WHAT IS NEEDED: Output every line exactly as written. Leave out pictures.

DATA EXCERPT:
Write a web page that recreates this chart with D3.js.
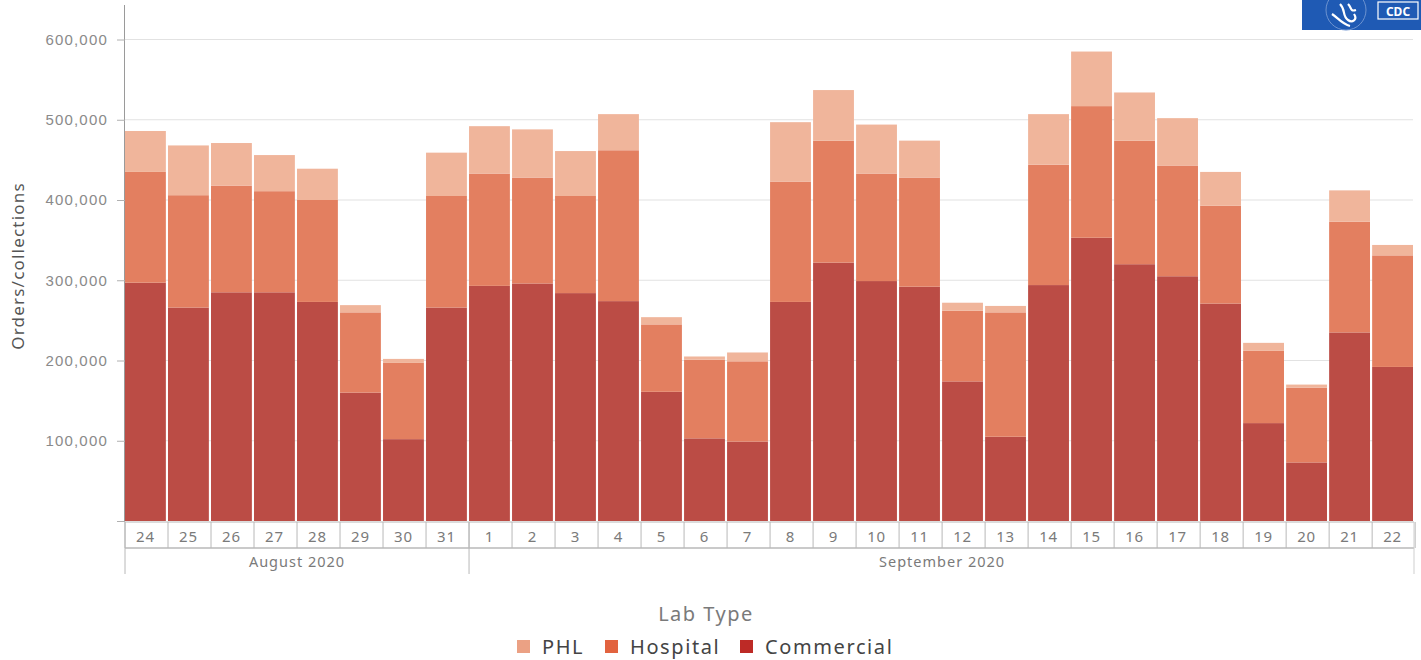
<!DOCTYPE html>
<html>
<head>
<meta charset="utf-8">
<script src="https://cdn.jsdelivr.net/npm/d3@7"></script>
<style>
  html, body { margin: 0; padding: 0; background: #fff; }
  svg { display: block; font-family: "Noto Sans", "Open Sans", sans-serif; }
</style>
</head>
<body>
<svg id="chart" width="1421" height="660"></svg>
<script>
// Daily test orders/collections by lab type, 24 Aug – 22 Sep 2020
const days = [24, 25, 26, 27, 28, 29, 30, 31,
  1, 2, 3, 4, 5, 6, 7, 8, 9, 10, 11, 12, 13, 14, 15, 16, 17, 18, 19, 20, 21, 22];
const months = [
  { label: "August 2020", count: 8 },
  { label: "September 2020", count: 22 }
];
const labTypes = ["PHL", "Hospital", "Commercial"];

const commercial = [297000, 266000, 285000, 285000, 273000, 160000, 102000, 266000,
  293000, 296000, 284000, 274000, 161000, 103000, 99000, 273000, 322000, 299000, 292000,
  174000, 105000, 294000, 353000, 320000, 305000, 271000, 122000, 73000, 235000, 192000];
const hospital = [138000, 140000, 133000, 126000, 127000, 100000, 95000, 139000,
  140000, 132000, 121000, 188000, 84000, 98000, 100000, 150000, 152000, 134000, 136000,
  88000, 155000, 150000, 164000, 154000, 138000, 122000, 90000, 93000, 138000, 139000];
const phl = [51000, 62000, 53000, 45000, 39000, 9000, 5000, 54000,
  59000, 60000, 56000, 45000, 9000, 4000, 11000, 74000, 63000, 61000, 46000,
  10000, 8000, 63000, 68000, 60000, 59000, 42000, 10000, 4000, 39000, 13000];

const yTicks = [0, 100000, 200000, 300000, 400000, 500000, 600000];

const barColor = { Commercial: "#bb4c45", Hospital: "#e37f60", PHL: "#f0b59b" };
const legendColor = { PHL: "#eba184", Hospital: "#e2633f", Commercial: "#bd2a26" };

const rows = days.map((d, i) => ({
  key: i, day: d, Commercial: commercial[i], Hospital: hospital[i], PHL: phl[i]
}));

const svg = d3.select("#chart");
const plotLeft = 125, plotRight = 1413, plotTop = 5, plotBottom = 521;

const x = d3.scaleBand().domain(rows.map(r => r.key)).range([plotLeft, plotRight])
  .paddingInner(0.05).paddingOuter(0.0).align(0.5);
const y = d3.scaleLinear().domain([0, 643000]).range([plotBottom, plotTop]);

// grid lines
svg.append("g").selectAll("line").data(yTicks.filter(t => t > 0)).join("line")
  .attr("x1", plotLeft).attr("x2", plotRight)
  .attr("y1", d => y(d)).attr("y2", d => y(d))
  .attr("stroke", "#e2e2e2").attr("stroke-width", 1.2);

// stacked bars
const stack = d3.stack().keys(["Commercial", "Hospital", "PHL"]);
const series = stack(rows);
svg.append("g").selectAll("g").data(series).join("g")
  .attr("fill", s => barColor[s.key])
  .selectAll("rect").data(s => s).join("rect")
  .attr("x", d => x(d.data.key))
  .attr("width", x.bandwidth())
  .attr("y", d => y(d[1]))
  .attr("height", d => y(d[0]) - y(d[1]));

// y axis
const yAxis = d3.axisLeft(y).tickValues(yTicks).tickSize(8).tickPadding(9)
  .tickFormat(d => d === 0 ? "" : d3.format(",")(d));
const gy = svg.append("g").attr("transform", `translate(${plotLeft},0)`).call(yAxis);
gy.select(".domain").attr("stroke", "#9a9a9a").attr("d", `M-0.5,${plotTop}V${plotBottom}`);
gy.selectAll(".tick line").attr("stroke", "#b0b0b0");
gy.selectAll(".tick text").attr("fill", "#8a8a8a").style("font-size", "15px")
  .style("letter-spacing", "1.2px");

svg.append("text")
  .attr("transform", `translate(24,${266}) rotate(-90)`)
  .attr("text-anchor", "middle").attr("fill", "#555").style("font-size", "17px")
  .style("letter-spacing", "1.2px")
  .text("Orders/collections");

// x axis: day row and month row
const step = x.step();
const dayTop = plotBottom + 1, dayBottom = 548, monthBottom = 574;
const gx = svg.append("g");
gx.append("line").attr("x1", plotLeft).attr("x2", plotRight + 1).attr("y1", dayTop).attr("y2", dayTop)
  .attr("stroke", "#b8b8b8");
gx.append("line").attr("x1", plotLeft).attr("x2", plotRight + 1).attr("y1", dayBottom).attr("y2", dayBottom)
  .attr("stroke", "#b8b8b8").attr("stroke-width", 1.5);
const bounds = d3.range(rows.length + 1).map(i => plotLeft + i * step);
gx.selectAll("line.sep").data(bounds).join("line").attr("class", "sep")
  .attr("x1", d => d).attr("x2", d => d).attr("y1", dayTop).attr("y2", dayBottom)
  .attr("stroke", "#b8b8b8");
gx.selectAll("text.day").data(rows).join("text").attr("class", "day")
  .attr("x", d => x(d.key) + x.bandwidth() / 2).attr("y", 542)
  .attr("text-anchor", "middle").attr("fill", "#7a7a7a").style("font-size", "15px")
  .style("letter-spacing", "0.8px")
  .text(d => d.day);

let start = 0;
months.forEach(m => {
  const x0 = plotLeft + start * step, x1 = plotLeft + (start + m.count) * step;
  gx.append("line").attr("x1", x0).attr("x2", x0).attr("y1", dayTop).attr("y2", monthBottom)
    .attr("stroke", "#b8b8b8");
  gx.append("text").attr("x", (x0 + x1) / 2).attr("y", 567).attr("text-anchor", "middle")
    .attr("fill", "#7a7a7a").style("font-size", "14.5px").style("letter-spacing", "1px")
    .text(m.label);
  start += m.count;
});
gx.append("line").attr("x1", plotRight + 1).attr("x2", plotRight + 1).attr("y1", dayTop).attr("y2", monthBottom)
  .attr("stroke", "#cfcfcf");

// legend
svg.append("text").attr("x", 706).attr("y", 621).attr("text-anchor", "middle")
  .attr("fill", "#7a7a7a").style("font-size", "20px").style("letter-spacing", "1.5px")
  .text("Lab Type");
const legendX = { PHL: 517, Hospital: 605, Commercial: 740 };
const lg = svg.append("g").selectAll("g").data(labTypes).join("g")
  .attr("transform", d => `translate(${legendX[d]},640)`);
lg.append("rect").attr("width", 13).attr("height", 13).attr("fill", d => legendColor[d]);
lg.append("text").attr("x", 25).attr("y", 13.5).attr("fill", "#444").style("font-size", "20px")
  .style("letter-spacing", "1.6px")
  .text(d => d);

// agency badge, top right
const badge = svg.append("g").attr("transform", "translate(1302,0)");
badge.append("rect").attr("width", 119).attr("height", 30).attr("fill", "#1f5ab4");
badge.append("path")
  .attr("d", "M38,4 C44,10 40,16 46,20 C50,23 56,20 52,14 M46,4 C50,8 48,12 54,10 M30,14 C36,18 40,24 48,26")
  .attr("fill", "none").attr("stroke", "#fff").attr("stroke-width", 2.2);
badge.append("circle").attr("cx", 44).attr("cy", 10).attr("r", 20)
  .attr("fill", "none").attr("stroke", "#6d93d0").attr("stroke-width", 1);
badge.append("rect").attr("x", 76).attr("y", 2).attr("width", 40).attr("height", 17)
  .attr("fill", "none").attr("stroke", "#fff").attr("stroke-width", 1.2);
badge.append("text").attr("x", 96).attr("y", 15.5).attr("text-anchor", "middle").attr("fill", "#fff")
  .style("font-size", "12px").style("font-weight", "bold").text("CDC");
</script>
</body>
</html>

EXERCISE RESULT:
Write a web page that recreates this chart with D3.js.
<!DOCTYPE html>
<html>
<head>
<meta charset="utf-8">
<script src="https://cdn.jsdelivr.net/npm/d3@7"></script>
<style>
  html, body { margin: 0; padding: 0; background: #fff; }
  svg { display: block; font-family: "Noto Sans", "Open Sans", sans-serif; }
</style>
</head>
<body>
<svg id="chart" width="1421" height="660"></svg>
<script>
// Daily test orders/collections by lab type, 24 Aug – 22 Sep 2020
const days = [24, 25, 26, 27, 28, 29, 30, 31,
  1, 2, 3, 4, 5, 6, 7, 8, 9, 10, 11, 12, 13, 14, 15, 16, 17, 18, 19, 20, 21, 22];
const months = [
  { label: "August 2020", count: 8 },
  { label: "September 2020", count: 22 }
];
const labTypes = ["PHL", "Hospital", "Commercial"];

const commercial = [297000, 266000, 285000, 285000, 273000, 160000, 102000, 266000,
  293000, 296000, 284000, 274000, 161000, 103000, 99000, 273000, 322000, 299000, 292000,
  174000, 105000, 294000, 353000, 320000, 305000, 271000, 122000, 73000, 235000, 192000];
const hospital = [138000, 140000, 133000, 126000, 127000, 100000, 95000, 139000,
  140000, 132000, 121000, 188000, 84000, 98000, 100000, 150000, 152000, 134000, 136000,
  88000, 155000, 150000, 164000, 154000, 138000, 122000, 90000, 93000, 138000, 139000];
const phl = [51000, 62000, 53000, 45000, 39000, 9000, 5000, 54000,
  59000, 60000, 56000, 45000, 9000, 4000, 11000, 74000, 63000, 61000, 46000,
  10000, 8000, 63000, 68000, 60000, 59000, 42000, 10000, 4000, 39000, 13000];

const yTicks = [0, 100000, 200000, 300000, 400000, 500000, 600000];

const barColor = { Commercial: "#bb4c45", Hospital: "#e37f60", PHL: "#f0b59b" };
const legendColor = { PHL: "#eba184", Hospital: "#e2633f", Commercial: "#bd2a26" };

const rows = days.map((d, i) => ({
  key: i, day: d, Commercial: commercial[i], Hospital: hospital[i], PHL: phl[i]
}));

const svg = d3.select("#chart");
const plotLeft = 125, plotRight = 1413, plotTop = 5, plotBottom = 521;

const x = d3.scaleBand().domain(rows.map(r => r.key)).range([plotLeft, plotRight])
  .paddingInner(0.05).paddingOuter(0.0).align(0.5);
const y = d3.scaleLinear().domain([0, 643000]).range([plotBottom, plotTop]);

// grid lines
svg.append("g").selectAll("line").data(yTicks.filter(t => t > 0)).join("line")
  .attr("x1", plotLeft).attr("x2", plotRight)
  .attr("y1", d => y(d)).attr("y2", d => y(d))
  .attr("stroke", "#e2e2e2").attr("stroke-width", 1.2);

// stacked bars
const stack = d3.stack().keys(["Commercial", "Hospital", "PHL"]);
const series = stack(rows);
svg.append("g").selectAll("g").data(series).join("g")
  .attr("fill", s => barColor[s.key])
  .selectAll("rect").data(s => s).join("rect")
  .attr("x", d => x(d.data.key))
  .attr("width", x.bandwidth())
  .attr("y", d => y(d[1]))
  .attr("height", d => y(d[0]) - y(d[1]));

// y axis
const yAxis = d3.axisLeft(y).tickValues(yTicks).tickSize(8).tickPadding(9)
  .tickFormat(d => d === 0 ? "" : d3.format(",")(d));
const gy = svg.append("g").attr("transform", `translate(${plotLeft},0)`).call(yAxis);
gy.select(".domain").attr("stroke", "#9a9a9a").attr("d", `M-0.5,${plotTop}V${plotBottom}`);
gy.selectAll(".tick line").attr("stroke", "#b0b0b0");
gy.selectAll(".tick text").attr("fill", "#8a8a8a").style("font-size", "15px")
  .style("letter-spacing", "1.2px");

svg.append("text")
  .attr("transform", `translate(24,${266}) rotate(-90)`)
  .attr("text-anchor", "middle").attr("fill", "#555").style("font-size", "17px")
  .style("letter-spacing", "1.2px")
  .text("Orders/collections");

// x axis: day row and month row
const step = x.step();
const dayTop = plotBottom + 1, dayBottom = 548, monthBottom = 574;
const gx = svg.append("g");
gx.append("line").attr("x1", plotLeft).attr("x2", plotRight + 1).attr("y1", dayTop).attr("y2", dayTop)
  .attr("stroke", "#b8b8b8");
gx.append("line").attr("x1", plotLeft).attr("x2", plotRight + 1).attr("y1", dayBottom).attr("y2", dayBottom)
  .attr("stroke", "#b8b8b8").attr("stroke-width", 1.5);
const bounds = d3.range(rows.length + 1).map(i => plotLeft + i * step);
gx.selectAll("line.sep").data(bounds).join("line").attr("class", "sep")
  .attr("x1", d => d).attr("x2", d => d).attr("y1", dayTop).attr("y2", dayBottom)
  .attr("stroke", "#b8b8b8");
gx.selectAll("text.day").data(rows).join("text").attr("class", "day")
  .attr("x", d => x(d.key) + x.bandwidth() / 2).attr("y", 542)
  .attr("text-anchor", "middle").attr("fill", "#7a7a7a").style("font-size", "15px")
  .style("letter-spacing", "0.8px")
  .text(d => d.day);

let start = 0;
months.forEach(m => {
  const x0 = plotLeft + start * step, x1 = plotLeft + (start + m.count) * step;
  gx.append("line").attr("x1", x0).attr("x2", x0).attr("y1", dayTop).attr("y2", monthBottom)
    .attr("stroke", "#b8b8b8");
  gx.append("text").attr("x", (x0 + x1) / 2).attr("y", 567).attr("text-anchor", "middle")
    .attr("fill", "#7a7a7a").style("font-size", "14.5px").style("letter-spacing", "1px")
    .text(m.label);
  start += m.count;
});
gx.append("line").attr("x1", plotRight + 1).attr("x2", plotRight + 1).attr("y1", dayTop).attr("y2", monthBottom)
  .attr("stroke", "#cfcfcf");

// legend
svg.append("text").attr("x", 706).attr("y", 621).attr("text-anchor", "middle")
  .attr("fill", "#7a7a7a").style("font-size", "20px").style("letter-spacing", "1.5px")
  .text("Lab Type");
const legendX = { PHL: 517, Hospital: 605, Commercial: 740 };
const lg = svg.append("g").selectAll("g").data(labTypes).join("g")
  .attr("transform", d => `translate(${legendX[d]},640)`);
lg.append("rect").attr("width", 13).attr("height", 13).attr("fill", d => legendColor[d]);
lg.append("text").attr("x", 25).attr("y", 13.5).attr("fill", "#444").style("font-size", "20px")
  .style("letter-spacing", "1.6px")
  .text(d => d);

// agency badge, top right
const badge = svg.append("g").attr("transform", "translate(1302,0)");
badge.append("rect").attr("width", 119).attr("height", 30).attr("fill", "#1f5ab4");
badge.append("path")
  .attr("d", "M38,4 C44,10 40,16 46,20 C50,23 56,20 52,14 M46,4 C50,8 48,12 54,10 M30,14 C36,18 40,24 48,26")
  .attr("fill", "none").attr("stroke", "#fff").attr("stroke-width", 2.2);
badge.append("circle").attr("cx", 44).attr("cy", 10).attr("r", 20)
  .attr("fill", "none").attr("stroke", "#6d93d0").attr("stroke-width", 1);
badge.append("rect").attr("x", 76).attr("y", 2).attr("width", 40).attr("height", 17)
  .attr("fill", "none").attr("stroke", "#fff").attr("stroke-width", 1.2);
badge.append("text").attr("x", 96).attr("y", 15.5).attr("text-anchor", "middle").attr("fill", "#fff")
  .style("font-size", "12px").style("font-weight", "bold").text("CDC");
</script>
</body>
</html>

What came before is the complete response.